▸ **Work to do**
Copy out every line that contains "matplotlib".

▸ **Data extract**
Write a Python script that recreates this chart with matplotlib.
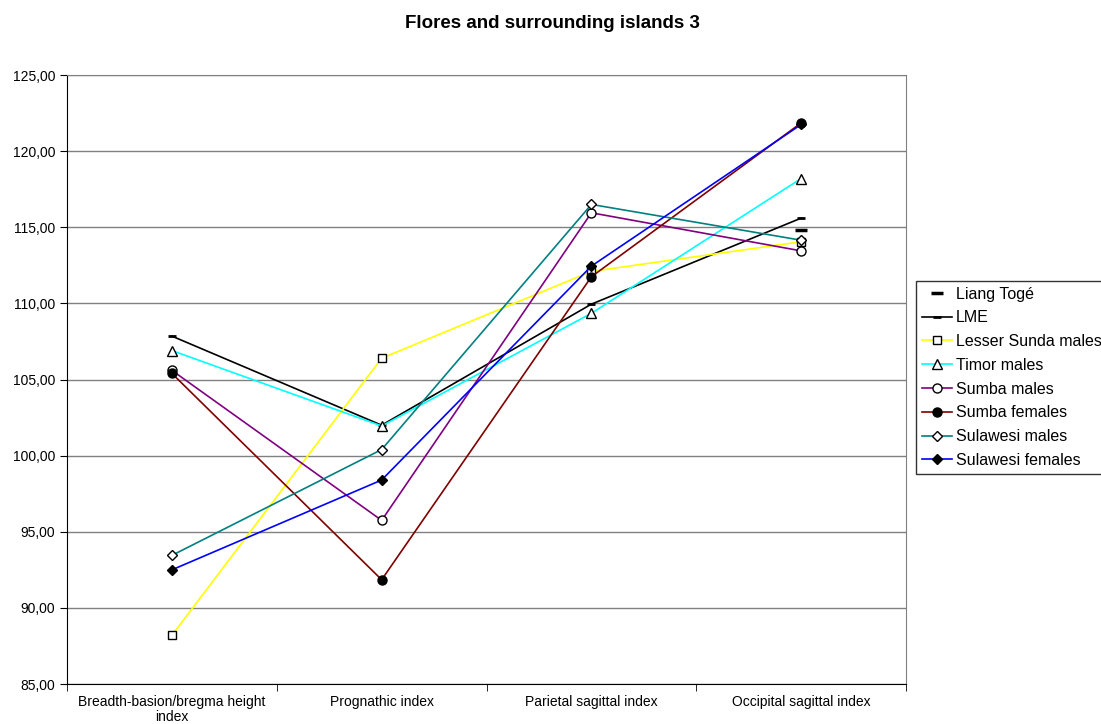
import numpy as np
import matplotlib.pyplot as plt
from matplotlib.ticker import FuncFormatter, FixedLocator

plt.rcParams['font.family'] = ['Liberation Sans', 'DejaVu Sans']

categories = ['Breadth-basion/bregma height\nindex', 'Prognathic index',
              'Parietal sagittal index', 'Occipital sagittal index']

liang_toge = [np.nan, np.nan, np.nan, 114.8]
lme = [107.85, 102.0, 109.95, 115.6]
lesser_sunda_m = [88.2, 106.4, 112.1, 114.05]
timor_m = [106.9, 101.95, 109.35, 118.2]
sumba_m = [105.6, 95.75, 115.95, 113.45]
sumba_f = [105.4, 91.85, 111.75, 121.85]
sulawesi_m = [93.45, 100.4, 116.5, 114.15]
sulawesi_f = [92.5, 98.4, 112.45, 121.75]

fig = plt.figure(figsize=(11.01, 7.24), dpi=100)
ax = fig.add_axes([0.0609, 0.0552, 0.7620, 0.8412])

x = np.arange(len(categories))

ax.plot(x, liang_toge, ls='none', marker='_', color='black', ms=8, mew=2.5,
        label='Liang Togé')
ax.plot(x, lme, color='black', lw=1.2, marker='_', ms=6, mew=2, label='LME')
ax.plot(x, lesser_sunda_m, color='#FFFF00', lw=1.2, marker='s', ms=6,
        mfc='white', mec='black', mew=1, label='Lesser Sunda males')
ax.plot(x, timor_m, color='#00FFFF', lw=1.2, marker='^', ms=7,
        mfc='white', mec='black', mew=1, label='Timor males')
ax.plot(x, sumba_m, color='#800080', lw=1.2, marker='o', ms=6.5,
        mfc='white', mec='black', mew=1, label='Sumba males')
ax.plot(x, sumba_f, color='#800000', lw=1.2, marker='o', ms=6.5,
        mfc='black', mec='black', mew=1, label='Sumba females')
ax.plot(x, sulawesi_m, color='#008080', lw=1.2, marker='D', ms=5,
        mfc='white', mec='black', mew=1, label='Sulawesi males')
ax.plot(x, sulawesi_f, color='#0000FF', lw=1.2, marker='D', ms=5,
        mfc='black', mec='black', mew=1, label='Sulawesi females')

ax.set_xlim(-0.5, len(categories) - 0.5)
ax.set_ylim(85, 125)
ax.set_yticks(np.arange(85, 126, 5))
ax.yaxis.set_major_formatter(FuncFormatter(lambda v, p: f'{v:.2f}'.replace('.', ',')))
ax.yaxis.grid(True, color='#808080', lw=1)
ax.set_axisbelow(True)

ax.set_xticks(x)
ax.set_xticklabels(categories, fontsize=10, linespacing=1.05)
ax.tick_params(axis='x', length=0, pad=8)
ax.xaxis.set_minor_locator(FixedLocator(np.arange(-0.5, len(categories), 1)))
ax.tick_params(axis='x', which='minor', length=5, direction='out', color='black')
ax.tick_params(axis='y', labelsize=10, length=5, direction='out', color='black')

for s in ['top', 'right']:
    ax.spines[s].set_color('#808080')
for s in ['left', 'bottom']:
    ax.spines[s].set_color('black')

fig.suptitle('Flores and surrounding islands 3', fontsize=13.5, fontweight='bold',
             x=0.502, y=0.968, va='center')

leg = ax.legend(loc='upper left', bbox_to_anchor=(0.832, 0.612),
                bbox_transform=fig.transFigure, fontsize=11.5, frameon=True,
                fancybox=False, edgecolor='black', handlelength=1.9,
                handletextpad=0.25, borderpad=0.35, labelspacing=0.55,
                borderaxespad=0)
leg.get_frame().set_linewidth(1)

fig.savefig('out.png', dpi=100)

▸ **Finished task**
Write a Python script that recreates this chart with matplotlib.
import matplotlib.pyplot as plt
from matplotlib.ticker import FuncFormatter, FixedLocator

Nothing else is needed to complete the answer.